Simple Harmonic Motion of a Spring Elevator

[UrbanXrisis]

the question is http://home.earthlink.net/~urban-xrisis/phy002.jpg

a.
\omega = \sqrt{\frac{k}{m}}
\omega = \sqrt{\frac{500}{2}}

b.
F=kx
\frac{g}{3} * 2kg=500x
x=1.31cm

c.
since the block displaces 1.31 cm then that is it's amplitude

I don't undersatnd what they mean by inital phase angle. The initial phase would be the mass at -1.31cm moving upwards. I would just be...
x=- \omega^2 A cos(\omega t + \phi)
\phi=0

or... I think this might be a valid answer...

x_i=Acos\phi
-1.31=1.31cos\phi
\phi = \pi

am I doing this all correctly?

 

[Doc Al]

Looks good to me. (Yes, \phi = \pi.)

 

[quasar987]

Could you explain to me what you did in part b. please?

 

[Doc Al]

When the car is accelerating, the spring must exert an additional force equal to ma = mg/3, thus the spring must stretch an additional x = mg/(3k).

 

[quasar987]

But isn't this just the new equilibrium position of the block? After this new position has been attained, the sum of the force of the block is zero but it will have picked a speed in going from rest to this point while accelerating according to

a = -kx/m + g/3

Therefor it will oscilate around x = mg/(3k).

 

[Doc Al]

With no acceleration, the equilibrium point will be where the spring is stretched an amount mg/k; when the car is accelerating at g/3, the equilibrium position will be at a stretch of mg/k + mg/(3k).

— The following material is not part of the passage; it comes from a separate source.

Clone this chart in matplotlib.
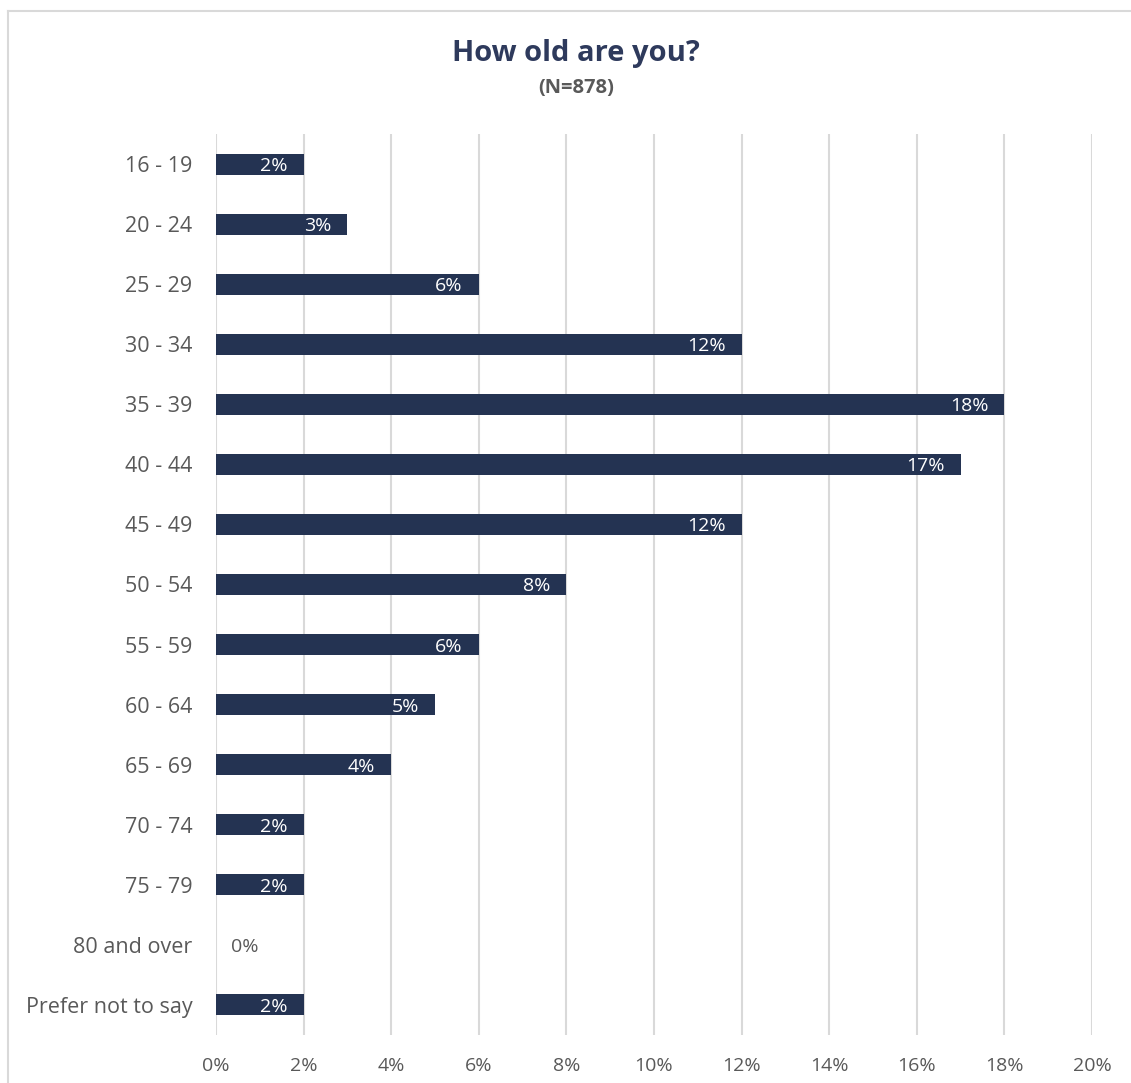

The initial condition is that the car is accelerating, thus the initial position of the mass is at x_0 = -mg/k -mg/(3k). At t=0, the acceleration stops (but the speed remains at whatever it is). So, at t=0 the equilbrium position is mg/k, thus the mass is displaced mg/(3k) below that equilibrium point. It will oscillate about the equilibrium point with an amplitude of mg/(3k).

 

[quasar987]

Oops, I had misread the question. I tought the block was initially at rest, THEN the elevator started accelerating, THEN it sudently stopped. Sowwy.